Em alguns casos o ilusionismo oficial chega a ser cruel. Em janeiro do ano passado, as máquinas de propaganda do Ministério das Comunicações e do governo do Rio de Janeiro anunciaram que em novembro os moradores da Barra da Tijuca conseguiriam um terminal telefônico em 24 horas. Novembro passou, e os moradores da Barra ganharam uma nova promessa: até o fim deste ano estará atendida a fila de 27 mil interessados em comprar telefones. Mais: sobrarão 13 mil linhas. Até agora não sobrou uma.
O ministro Sérgio Motta promete que até o final do ano que vem o tempo de espera por um telefone em São Paulo e no Rio será de, no máximo, 30 dias. Beleza. Como no final do ano que vem o distinto público será chamado a votar, nada melhor do que torcer e lembrar dessa promessinha.
A lorota do telefone barato não é uma completa brincadeira. As linhas custavam R$ 1.100 porque o interessado financiava a empresa que lhe vendia o aparelho, comprando-lhe ações. Quem guardou os papéis, tem hoje um patrimônio superior ao valor da operação. Portanto, com a moeda estável, o tal telefone de R$ 1.100 saía de graça e o cidadão ainda ganhava algum.
Em 1996, a Telebrás (a mãe de todas as teles) tinha 6 milhões de pequenos acionistas. Em um ano, o Ministério das Comunicações baixou esse número para 4,3 milhões. Com o novo preço das linhas, acaba-se a venda das ações, contém-se a capitalização das empresas e, com isso, elas podem ser vendidas a um precinho mais camarada.

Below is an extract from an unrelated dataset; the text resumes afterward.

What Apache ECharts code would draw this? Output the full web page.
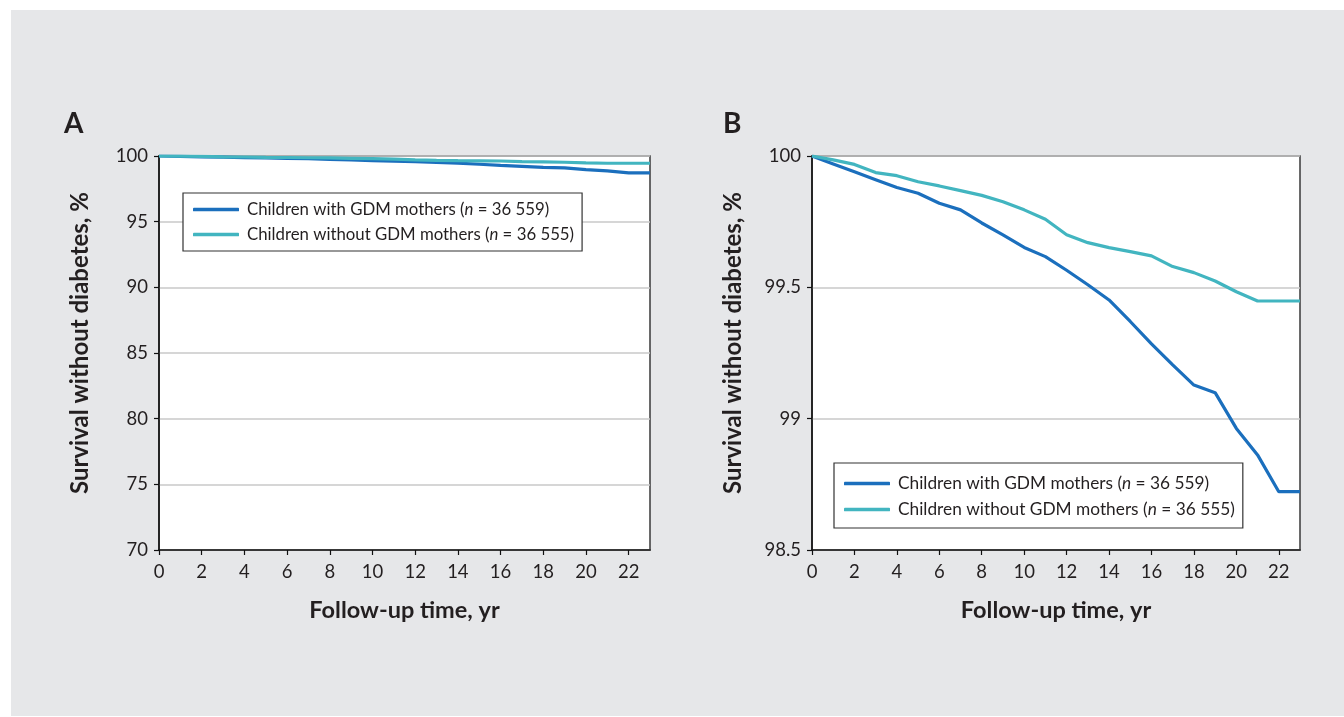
<!DOCTYPE html>
<html>
<head>
<meta charset="utf-8">
<script src="https://cdn.jsdelivr.net/npm/echarts@6/dist/echarts.min.js"></script>
<style>
html,body{margin:0;padding:0;background:#fff;}
#chart{width:1344px;height:717px;}
</style>
</head>
<body>
<div id="chart"></div>
<script>
// Data (follow-up years and survival without diabetes, %)
const years = [0,1,2,3,4,5,6,7,8,9,10,11,12,13,14,15,16,17,18,19,20,21,22,23];
const withGDM = [100,99.97,99.94,99.91,99.88,99.858,99.82,99.795,99.745,99.70,99.652,99.617,99.565,99.51,99.452,99.37,99.285,99.205,99.128,99.099,98.963,98.862,98.722,98.722];
const withoutGDM = [100,99.985,99.968,99.937,99.925,99.902,99.886,99.868,99.85,99.826,99.795,99.759,99.70,99.67,99.651,99.636,99.62,99.579,99.556,99.524,99.483,99.448,99.448,99.448];
const seriesNames = ['Children with GDM mothers', 'Children without GDM mothers'];
const seriesN = ['36 559', '36 555'];
const panelLabels = ['A', 'B'];
const xAxisTitle = 'Follow-up time, yr';
const yAxisTitle = 'Survival without diabetes, %';
const yRangeA = [70, 100, 5];
const yRangeB = [98.5, 100, 0.5];
const xRange = [0, 23, 2];

const FONT = 'Lato, "Noto Sans", sans-serif';
const DARK = '#1b6fbd';
const TEAL = '#42b5c0';
const TXT = '#231f20';

const chart = echarts.init(document.getElementById('chart'), null, {renderer: 'canvas'});

function pairs(arr) { return years.map((y, i) => [y, arr[i]]); }

function xAxis(gi) {
  return {
    type: 'value', gridIndex: gi, min: xRange[0], max: xRange[1], interval: xRange[2],
    name: xAxisTitle, nameLocation: 'middle', nameGap: 48,
    nameTextStyle: {fontFamily: FONT, fontWeight: 'bold', fontSize: 23.5, color: TXT},
    axisLine: {show: true, lineStyle: {color: '#111', width: 1.5}},
    axisTick: {show: true, length: 5, lineStyle: {color: '#111', width: 1.2}},
    axisLabel: {fontFamily: FONT, fontSize: 18.5, color: TXT, margin: 13, showMaxLabel: false},
    splitLine: {show: false}
  };
}
function yAxis(gi, r) {
  return {
    type: 'value', gridIndex: gi, min: r[0], max: r[1], interval: r[2],
    name: yAxisTitle, nameLocation: 'middle', nameGap: 67, nameRotate: 90,
    nameTextStyle: {fontFamily: FONT, fontWeight: 'bold', fontSize: 24, color: TXT, padding: [0, 0, 0, 20]},
    axisLine: {show: true, lineStyle: {color: '#111', width: 1.5}},
    axisTick: {show: true, length: 5, lineStyle: {color: '#111', width: 1.2}},
    axisLabel: {fontFamily: FONT, fontSize: 18.5, color: TXT, margin: 11},
    splitLine: {show: true, lineStyle: {color: '#c9c9c9', width: 1.5}}
  };
}
function legend(gi, left, top, fs, gap, pad) {
  return {
    show: true, orient: 'vertical', left: left, top: top,
    data: seriesNames.map((n) => ({name: n + ' ' + gi})),
    formatter: (name) => {
      const idx = name.startsWith(seriesNames[1]) ? 1 : 0;
      return seriesNames[idx] + ' ({i|n} = ' + seriesN[idx] + ')';
    },
    icon: 'roundRect', itemWidth: 46, itemHeight: 3.5, itemGap: gap,
    padding: pad,
    borderColor: '#333', borderWidth: 1.2, backgroundColor: '#fff',
    textStyle: {fontFamily: FONT, fontSize: fs, color: TXT, padding: [0, 0, 0, 3],
      rich: {i: {fontFamily: FONT, fontSize: fs, fontStyle: 'italic', color: TXT}}}
  };
}
function line(gi, name, arr, color) {
  return {
    type: 'line', name: name + ' ' + gi, xAxisIndex: gi, yAxisIndex: gi,
    data: pairs(arr), showSymbol: false, symbol: 'none',
    lineStyle: {color: color, width: 3.2}, itemStyle: {color: color}, z: 3
  };
}

const option = {
  animation: false,
  backgroundColor: '#ffffff',
  graphic: [
    {type: 'rect', shape: {x: 11, y: 10, width: 1340, height: 706}, style: {fill: '#e6e7e9'}, z: -10, silent: true},
    {type: 'text', left: 64, top: 110, style: {text: panelLabels[0], font: 'bold 28px ' + FONT, fill: TXT}},
    {type: 'text', left: 723, top: 110, style: {text: panelLabels[1], font: 'bold 28px ' + FONT, fill: TXT}}
  ],
  grid: [
    {left: 159, top: 156, width: 491, height: 394, show: true, backgroundColor: '#fff', borderColor: '#3a3a3a', borderWidth: 1.5},
    {left: 812, top: 156, width: 488, height: 394, show: true, backgroundColor: '#fff', borderColor: '#3a3a3a', borderWidth: 1.5}
  ],
  xAxis: [xAxis(0), xAxis(1)],
  yAxis: [yAxis(0, yRangeA), yAxis(1, yRangeB)],
  legend: [legend(0, 183, 193, 16.8, 8, [8, 8, 8, 10]), legend(1, 834, 463, 17.3, 9, [12, 8, 10, 10])],
  series: [
    line(0, seriesNames[0], withGDM, DARK),
    line(0, seriesNames[1], withoutGDM, TEAL),
    line(1, seriesNames[0], withGDM, DARK),
    line(1, seriesNames[1], withoutGDM, TEAL)
  ]
};
chart.setOption(option);
</script>
</body>
</html>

O governo vai privatizar o setor de telecomunicações livrando-se da chusma dos pequenos acionistas. Precisamente o contrário do que se vem fazendo no mundo. Exatamente o oposto do que fez na Inglaterra a baronesa Thatcher, mãe de todas as privatizações.
Em última instância, os atos do governo derivam de um mandato recebido do povo. Se FFHH achou certo proibir os fundos de pensão de entrar no leilão da Light e, um ano depois, os obrigou a entrar na hasta da Vale, tem mandato para isso. Assim como o tem para promover a concentração da atividade econômica privada por meio da venda do bem público. Ainda assim, mandato para que seu ministro da reeleição diga que se pode comprar telefone a R$ 300, ninguém lhe deu. A menos que os 10 milhões de sem-telefone que estão na fila sejam nebobos, surfistas das perdidas ilusões.